Why the Myth Persists

False statistics stick around because they're memorable and confirm people's assumptions. The "80%" claim feels plausible to those who believe the internet is overwhelmingly adult content, so it gets repeated without verification. It's become a classic example of how misinformation spreads—shocking, simple, and completely wrong.

The truth is less sensational but more interesting: the internet is primarily not adult content. Most of what we upload, share, and scroll through consists of cat videos, vacation photos, memes, news articles, product listings, and billions of other everyday images. Adult content exists and represents a measurable portion of the web, but it's a minority share—not the dominant force that internet myths would have you believe.

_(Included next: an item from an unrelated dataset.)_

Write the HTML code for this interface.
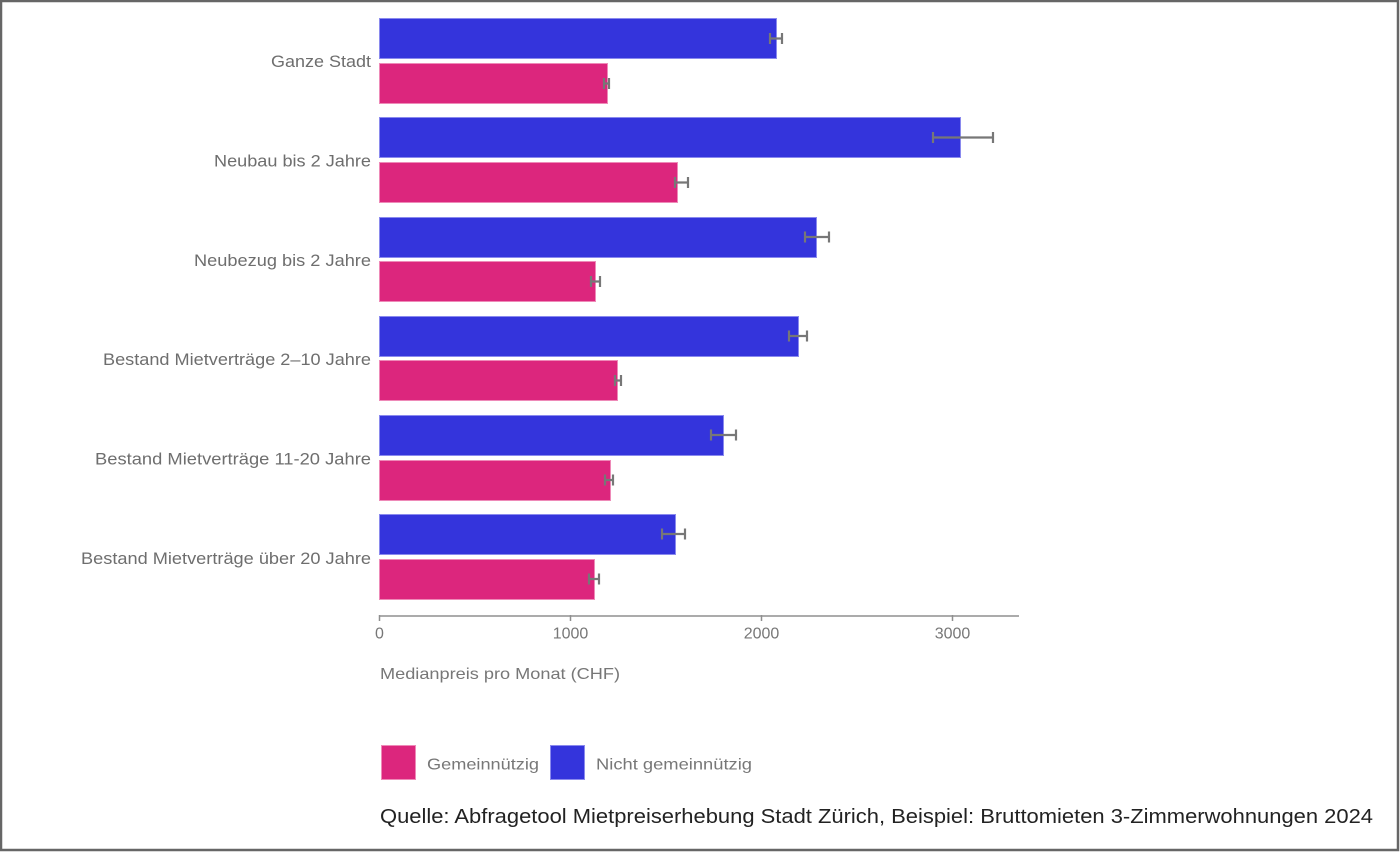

Frequently Asked Questions

What percentage of the internet is actually adult content?
Current research estimates that approximately 4% of websites are dedicated to adult content, with some studies showing as low as 0.64% of .com domains being pornographic.
Where did the 80% internet porn statistic come from?
The myth likely stems from a 1995 study about Usenet newsgroups that found 83.5% of images in those specific forums were pornographic. This narrow finding was misrepresented as applying to the entire internet.
How much of internet images are pornographic?
Researchers estimate that approximately 20% of internet images are adult content, meaning four out of five images online are not pornographic.
Has the amount of internet porn changed over time?
The percentage has actually decreased since the early internet days. In the 1990s with limited services, adult content may have represented 40% of searches, but modern estimates are much lower.
Why do people think most of the internet is adult content?
The myth persists because shocking statistics are memorable and get repeated without verification. The false claim confirms assumptions some people have about the internet.